De: George Cukor. Com Judy Holliday, William Holden e Broderick Crawford. Comédia / Romance, EUA, 1950, 103 minutos.
"Impressionante a quantidade de coisas interessantes que se aprende lendo". Vamos combinar que a frase dita por Billie Dawn, personagem de Judy Holliday na comédia Nascida Ontem (Born Yesterday), hoje em dia soa quase óbvia, frente à tantas produções que já debateram o assunto. Sim, a educação é emancipadora, todos sabemos, e no caso da protagonista do divertido clássico de George Cukor, que completa 75 anos de lançamento em 2025, essa liberdade é (quase) literal. Já que a ficha dela cai justamente quando ela começa a se aprofundar em suas leituras. É com o estudo sobre os mais variados temas que a jovem perceberá, aos poucos, o quão absurda é a sua submissão ao tosco, mal educado e truculento Harry (Broderick Crawford) - um magnata do ferro velho, com quem ela estava por uma provável falta de autoestima.
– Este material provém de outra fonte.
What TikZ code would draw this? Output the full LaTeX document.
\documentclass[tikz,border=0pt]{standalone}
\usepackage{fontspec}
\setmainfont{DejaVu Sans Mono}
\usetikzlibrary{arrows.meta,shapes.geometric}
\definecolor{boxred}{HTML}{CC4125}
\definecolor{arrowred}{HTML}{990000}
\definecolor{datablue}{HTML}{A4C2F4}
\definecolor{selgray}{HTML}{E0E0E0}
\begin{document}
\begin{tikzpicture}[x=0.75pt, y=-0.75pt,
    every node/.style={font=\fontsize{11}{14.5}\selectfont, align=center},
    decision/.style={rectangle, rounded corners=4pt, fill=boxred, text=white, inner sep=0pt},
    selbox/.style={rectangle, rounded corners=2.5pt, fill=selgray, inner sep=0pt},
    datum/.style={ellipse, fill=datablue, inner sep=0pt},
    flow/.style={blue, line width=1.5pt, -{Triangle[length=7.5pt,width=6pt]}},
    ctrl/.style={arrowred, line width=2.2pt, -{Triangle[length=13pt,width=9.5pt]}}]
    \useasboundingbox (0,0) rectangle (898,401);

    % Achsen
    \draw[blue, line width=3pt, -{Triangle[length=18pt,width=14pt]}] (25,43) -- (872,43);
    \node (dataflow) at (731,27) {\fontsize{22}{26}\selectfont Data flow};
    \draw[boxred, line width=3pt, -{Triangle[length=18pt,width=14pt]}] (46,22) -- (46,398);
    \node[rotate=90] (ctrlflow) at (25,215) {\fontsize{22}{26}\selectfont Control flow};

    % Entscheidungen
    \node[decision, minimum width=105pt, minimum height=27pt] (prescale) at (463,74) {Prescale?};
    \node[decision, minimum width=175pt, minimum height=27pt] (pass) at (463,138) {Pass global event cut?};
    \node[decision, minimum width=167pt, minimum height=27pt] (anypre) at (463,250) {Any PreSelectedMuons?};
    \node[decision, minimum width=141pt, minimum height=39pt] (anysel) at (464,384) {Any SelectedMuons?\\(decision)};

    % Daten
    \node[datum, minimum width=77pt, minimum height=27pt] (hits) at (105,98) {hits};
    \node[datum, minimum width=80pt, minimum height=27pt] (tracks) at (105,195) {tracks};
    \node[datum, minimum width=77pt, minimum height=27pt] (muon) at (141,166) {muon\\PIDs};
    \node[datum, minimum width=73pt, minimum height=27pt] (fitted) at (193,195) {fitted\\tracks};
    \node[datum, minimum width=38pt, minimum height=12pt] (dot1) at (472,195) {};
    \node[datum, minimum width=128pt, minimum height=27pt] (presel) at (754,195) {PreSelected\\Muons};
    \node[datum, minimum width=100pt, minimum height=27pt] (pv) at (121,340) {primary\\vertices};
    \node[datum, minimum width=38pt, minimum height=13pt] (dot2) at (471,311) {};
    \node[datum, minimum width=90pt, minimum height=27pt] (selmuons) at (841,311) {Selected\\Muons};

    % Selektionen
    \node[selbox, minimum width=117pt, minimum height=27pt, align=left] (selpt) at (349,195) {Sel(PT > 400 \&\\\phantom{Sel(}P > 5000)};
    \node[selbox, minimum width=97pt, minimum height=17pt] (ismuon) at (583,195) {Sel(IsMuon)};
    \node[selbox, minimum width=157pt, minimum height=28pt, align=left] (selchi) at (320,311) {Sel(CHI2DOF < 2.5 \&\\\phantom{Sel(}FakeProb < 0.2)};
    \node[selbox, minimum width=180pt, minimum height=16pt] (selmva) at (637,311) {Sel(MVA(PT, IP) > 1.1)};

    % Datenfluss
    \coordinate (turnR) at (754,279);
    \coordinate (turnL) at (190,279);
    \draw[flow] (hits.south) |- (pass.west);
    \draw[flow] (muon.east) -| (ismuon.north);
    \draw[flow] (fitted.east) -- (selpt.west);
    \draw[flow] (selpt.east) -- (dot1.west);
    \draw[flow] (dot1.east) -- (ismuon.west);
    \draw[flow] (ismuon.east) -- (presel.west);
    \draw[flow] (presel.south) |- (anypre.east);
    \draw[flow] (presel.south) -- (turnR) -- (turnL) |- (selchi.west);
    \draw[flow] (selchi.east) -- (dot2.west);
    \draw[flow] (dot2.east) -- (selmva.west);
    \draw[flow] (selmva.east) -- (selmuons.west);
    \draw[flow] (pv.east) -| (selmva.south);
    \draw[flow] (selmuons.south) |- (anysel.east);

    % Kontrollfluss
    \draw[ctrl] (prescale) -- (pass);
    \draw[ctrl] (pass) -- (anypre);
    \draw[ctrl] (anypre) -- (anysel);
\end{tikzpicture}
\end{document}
Como se fosse a protagonista do recente Pobres Criaturas (2023), do Yorgos Lanthimos - mas com menos psicodelia e um discurso mais direto -, Billie tem uma nova chance de sair da bolha de opressão ao conhecer o jornalista Paul Verrall (William Holden), que vai ao encontro deles em Washington DC com a ideia de escrever uma matéria sobre os negócios (escusos) de Harry, que está na capital federal justamente para encontrar alguns lobistas. Só que o ricaço nega a entrevista com o repórter, mas se afeiçoa a ele. Resolvendo contratá-lo após um episódio em que o brutamontes acredita ter sido constrangido pela mulher, em um encontro com um congressista. Instruído a "educar" Billie para que ela tenha modos mais refinados nessas reuniões com figurões, Paul se aproxima dela e, bom não é preciso ser nenhum adivinho para saber que a ligação entre os dois não será apenas o de tutor e aluna.
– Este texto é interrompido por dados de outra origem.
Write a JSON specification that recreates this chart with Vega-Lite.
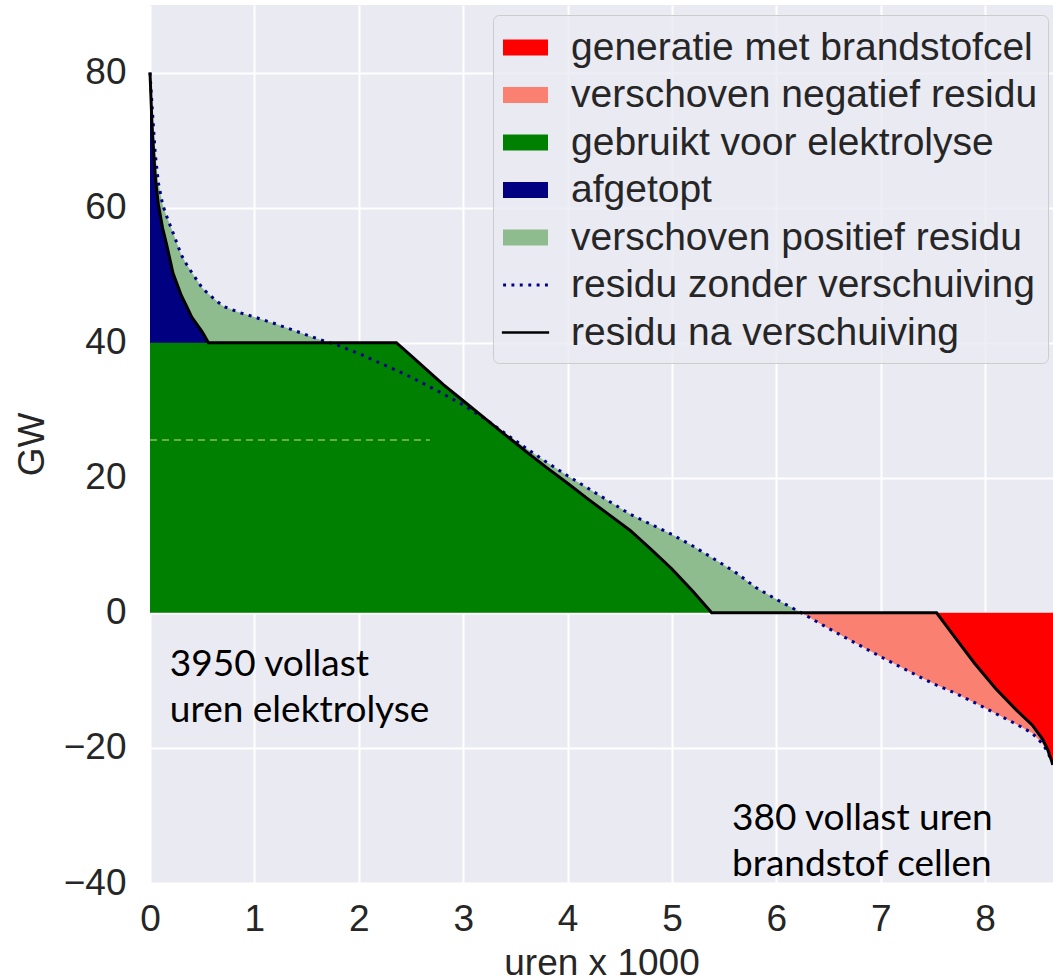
{
  "$schema": "https://vega.github.io/schema/vega-lite/v6.json",
  "width": 903,
  "height": 878,
  "autosize": "none",
  "padding": {"left": 150, "top": 5, "right": 0, "bottom": 96},
  "background": "white",
  "config": {
    "view": {"fill": "#eaeaf2", "stroke": null},
    "axis": {
      "labelFont": "Liberation Sans",
      "labelFontSize": 37,
      "labelColor": "#262626",
      "labelFlush": false,
      "titleFont": "Liberation Sans",
      "titleFontSize": 37,
      "titleFontWeight": "normal",
      "titleColor": "#262626",
      "domain": false,
      "ticks": false,
      "grid": true,
      "gridColor": "white",
      "gridWidth": 2
    }
  },
  "datasets": {
    "curves": [
      {"x": 0, "d": 80, "b": 80},
      {"x": 0.02, "d": 75, "b": 72},
      {"x": 0.05, "d": 68, "b": 64.5},
      {"x": 0.08, "d": 63.7, "b": 60.5},
      {"x": 0.12, "d": 60.5, "b": 57},
      {"x": 0.16, "d": 58.7, "b": 54.5},
      {"x": 0.22, "d": 56.3, "b": 50.3},
      {"x": 0.3, "d": 53, "b": 47},
      {"x": 0.35, "d": 51.6, "b": 45.4},
      {"x": 0.4, "d": 50.4, "b": 43.8},
      {"x": 0.5, "d": 48.1, "b": 41.6},
      {"x": 0.56, "d": 47.2, "b": 40},
      {"x": 0.7, "d": 45.4, "b": 40},
      {"x": 0.85, "d": 44.5, "b": 40},
      {"x": 1.0, "d": 43.8, "b": 40},
      {"x": 1.2, "d": 42.8, "b": 40},
      {"x": 1.4, "d": 41.7, "b": 40},
      {"x": 1.6, "d": 40.6, "b": 40},
      {"x": 1.8, "d": 39.6, "b": 40},
      {"x": 2.0, "d": 38.4, "b": 40},
      {"x": 2.2, "d": 37.0, "b": 40},
      {"x": 2.36, "d": 35.9, "b": 40},
      {"x": 2.5, "d": 34.9, "b": 38.1},
      {"x": 2.7, "d": 33.3, "b": 35.3},
      {"x": 2.81, "d": 32.4, "b": 33.8},
      {"x": 3.0, "d": 30.8, "b": 31.4},
      {"x": 3.2, "d": 28.8, "b": 28.9},
      {"x": 3.4, "d": 26.6, "b": 26.4},
      {"x": 3.6, "d": 24.4, "b": 23.9},
      {"x": 3.8, "d": 22.3, "b": 21.5},
      {"x": 4.0, "d": 20.3, "b": 19.2},
      {"x": 4.2, "d": 18.4, "b": 16.8},
      {"x": 4.4, "d": 16.5, "b": 14.5},
      {"x": 4.6, "d": 14.6, "b": 12.2},
      {"x": 4.8, "d": 13.1, "b": 9.4},
      {"x": 5.0, "d": 11.6, "b": 6.5},
      {"x": 5.2, "d": 9.9, "b": 3.2},
      {"x": 5.38, "d": 8.2, "b": 0},
      {"x": 5.6, "d": 6.1, "b": 0},
      {"x": 5.8, "d": 3.8, "b": 0},
      {"x": 6.0, "d": 2.0, "b": 0},
      {"x": 6.24, "d": 0, "b": 0},
      {"x": 6.5, "d": -2.3, "b": 0},
      {"x": 6.7, "d": -4.0, "b": 0},
      {"x": 7.0, "d": -6.5, "b": 0},
      {"x": 7.2, "d": -8.1, "b": 0},
      {"x": 7.4, "d": -9.7, "b": 0},
      {"x": 7.535, "d": -10.7, "b": 0},
      {"x": 7.7, "d": -11.8, "b": -3.4},
      {"x": 7.9, "d": -13.3, "b": -7.5},
      {"x": 8.1, "d": -14.9, "b": -11.2},
      {"x": 8.3, "d": -16.5, "b": -14.4},
      {"x": 8.45, "d": -17.8, "b": -16.6},
      {"x": 8.55, "d": -19.4, "b": -18.7},
      {"x": 8.6, "d": -20.6, "b": -20.3},
      {"x": 8.65, "d": -22.5, "b": -22.5}
    ],
    "dash": [
      {"x": 0, "y": 25.6},
      {"x": 2.68, "y": 25.6}
    ],
    "ann": [
      {"x": 0.19, "y": -9.4, "t": "3950 vollast\nuren elektrolyse"},
      {"x": 5.575, "y": -32.1, "t": "380 vollast uren\nbrandstof cellen"}
    ]
  },
  "encoding": {
    "x": {
      "field": "x",
      "type": "quantitative",
      "title": "uren x 1000",
      "scale": {"domain": [0, 8.65], "nice": false, "zero": false},
      "axis": {"values": [0, 1, 2, 3, 4, 5, 6, 7, 8], "labelPadding": 18, "titlePadding": 8}
    }
  },
  "layer": [
    {
      "data": {"name": "curves"},
      "transform": [{"filter": "datum.x <= 6.24"}],
      "mark": {"type": "area", "interpolate": "linear"},
      "encoding": {
        "y": {
          "field": "d",
          "type": "quantitative",
          "title": "GW",
          "scale": {"domain": [-40, 90], "nice": false, "zero": false},
          "axis": {"values": [-40, -20, 0, 20, 40, 60, 80], "labelPadding": 24, "titlePadding": 12}
        },
        "y2": {"field": "b"},
        "color": {
          "datum": "verschoven positief residu",
          "type": "nominal",
          "scale": {
            "domain": ["generatie met brandstofcel", "verschoven negatief residu", "gebruikt voor elektrolyse", "afgetopt", "verschoven positief residu", "residu zonder verschuiving", "residu na verschuiving"],
            "range": ["#ff0000", "#fa8072", "#008000", "#000080", "#8fbc8f", "#00008b", "#000000"]
          },
          "legend": {
            "title": null,
            "orient": "none",
            "legendX": 343,
            "legendY": 10,
            "labelFont": "Liberation Sans",
            "labelFontSize": 39,
            "labelColor": "#262626",
            "labelLimit": 700,
            "symbolSize": 2025,
            "symbolType": "M-1,-0.36H1V0.36H-1Z",
            "symbolStrokeWidth": 0,
            "labelOffset": 23,
            "rowPadding": 4.5,
            "padding": 10,
            "fillColor": "rgba(234,234,242,0.8)",
            "strokeColor": "#cccccc",
            "cornerRadius": 6,
            "encode": {
              "symbols": {
                "update": {
                  "shape": {"signal": "datum.value === 'residu zonder verschuiving' ? 'M-0.995,-0.065h0.13v0.13h-0.13ZM-0.625,-0.065h0.13v0.13h-0.13ZM-0.255,-0.065h0.13v0.13h-0.13ZM0.125,-0.065h0.13v0.13h-0.13ZM0.495,-0.065h0.13v0.13h-0.13ZM0.865,-0.065h0.13v0.13h-0.13Z' : datum.value === 'residu na verschuiving' ? 'M-1.05,-0.06H1.05V0.06H-1.05Z' : 'M-1,-0.36H1V0.36H-1Z'"},
                  "fill": {"scale": "color", "field": "value"},
                  "strokeWidth": {"value": 0},
                  "opacity": {"value": 1}
                }
              }
            }
          }
        }
      }
    },
    {
      "data": {"name": "curves"},
      "transform": [{"filter": "datum.x <= 5.38"}],
      "mark": {"type": "area", "interpolate": "linear"},
      "encoding": {
        "y": {"field": "b", "type": "quantitative", "title": "GW"},
        "y2": {"datum": 0},
        "color": {"datum": "gebruikt voor elektrolyse", "type": "nominal"}
      }
    },
    {
      "data": {"name": "curves"},
      "transform": [{"filter": "datum.x <= 0.56"}],
      "mark": {"type": "area", "interpolate": "linear"},
      "encoding": {
        "y": {"field": "b", "type": "quantitative", "title": "GW"},
        "y2": {"datum": 40},
        "color": {"datum": "afgetopt", "type": "nominal"}
      }
    },
    {
      "data": {"name": "curves"},
      "transform": [{"filter": "datum.x >= 6.24"}],
      "mark": {"type": "area", "interpolate": "linear"},
      "encoding": {
        "y": {"field": "d", "type": "quantitative", "title": "GW"},
        "y2": {"field": "b"},
        "color": {"datum": "verschoven negatief residu", "type": "nominal"}
      }
    },
    {
      "data": {"name": "curves"},
      "transform": [{"filter": "datum.x >= 7.535"}],
      "mark": {"type": "area", "interpolate": "linear"},
      "encoding": {
        "y": {"field": "b", "type": "quantitative", "title": "GW"},
        "y2": {"datum": 0},
        "color": {"datum": "generatie met brandstofcel", "type": "nominal"}
      }
    },
    {
      "data": {"name": "dash"},
      "mark": {"type": "line", "color": "#8cc152", "strokeWidth": 1.5, "strokeDash": [7, 5], "clip": false},
      "encoding": {
        "y": {"field": "y", "type": "quantitative", "title": "GW"}
      }
    },
    {
      "data": {"name": "curves"},
      "mark": {"type": "line", "strokeWidth": 3, "strokeDash": [3, 5.5], "strokeCap": "butt"},
      "encoding": {
        "y": {"field": "d", "type": "quantitative", "title": "GW"},
        "color": {"datum": "residu zonder verschuiving", "type": "nominal"}
      }
    },
    {
      "data": {"name": "curves"},
      "mark": {"type": "line", "strokeWidth": 3},
      "encoding": {
        "y": {"field": "b", "type": "quantitative", "title": "GW"},
        "color": {"datum": "residu na verschuiving", "type": "nominal"}
      }
    },
    {
      "data": {"name": "ann"},
      "mark": {"type": "text", "align": "left", "baseline": "alphabetic", "font": "Lato", "fontSize": 37, "lineBreak": "\n", "lineHeight": 46, "color": "black"},
      "encoding": {
        "y": {"field": "y", "type": "quantitative", "title": "GW"},
        "text": {"field": "t"}
      }
    }
  ]
}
Claro, estamos falando de uma obra de 1950 e é evidente que essa narrativa do homem que salva uma mulher para torná-la mais aceita socialmente soa ultrapassada. Mas há que se considerar o tempo em que o filme, inspirado na peça de teatro do escritor Garson Kanin, veio à público. Um tempo em que o machismo e o patriarcalismo costumavam relegar o papel da mulher a espaços sociais bastante restritos e aqui não deixa de ser interessante observar como Billie sai da posição de esposa troféu improvisada de um burguês xucro que trata todas as pessoas, inclusive da sua equipe de assessores, com grosserias e aos berros, para se converter em uma mulher independente, capaz de tomar as próprias decisões de forma autônoma. Não por acaso, em um dos pontos altos da produção, Billie se recusa a assinar uma série de documentos comprometedores por finalmente compreender a natureza obscura daquela papelada (ela era sócia, afinal, de Harry).
Aliás, mais do que isso, como uma jovem meio que à frente do seu tempo e num apelo iminentemente feminista, é justamente Billie quem toma a iniciativa de (tentar) beijar Paul que, inicialmente se esquiva, mas que, mais adiante cai aos seus braços, conforme eles ampliam às visitas a museus, bibliotecas, teatros, memoriais e outros espaços públicos que apenas reforçam a conexão e a sintonia da dupla. A própria frase clássica de Thomas Jefferson, que mais adiante, num contexto de pós Segunda Guerra, poderia funcionar como libelo antifascista (Quando as pessoas temem o governo, isso é tirania; quando o governo teme as pessoas, isso é liberdade) surge como uma lembrança importante do que está em jogo ali, com Harry sendo o tirano simbólico e metafórico a oprimir Billie (que representa, numa alegoria mais do que livre, o povo).
Alternando momentos comoventes, como aquele em que a protagonista narra à Paul sobre as cartas enviadas a seu pai, um homem justo e de caráter a quem ela admira (e com quem não conversava simplesmente pelas dificuldades de escrita); com outros engraçados, como no momento em que um Harry desesperado pergunta ao seu assessor se não há maneira de tornar Billie "burra outra vez", a obra de Cukor permanece essencialmente divertida, com seu texto ágil, situações comicamente inusitadas e mensagem valiosa sobre o poder do conhecimento ("é perigoso viver em um mundo de ignorantes" lembra alguém em certa altura e aí quando vê é negacionismo científico, apego à extrema direita e reacionarismo). Não por acaso, o filme figura em uma série de listas de melhores, como no caso dos 100 mais engraçados da história do American Film Institute (em um honroso 24º lugar). Vale resgatar!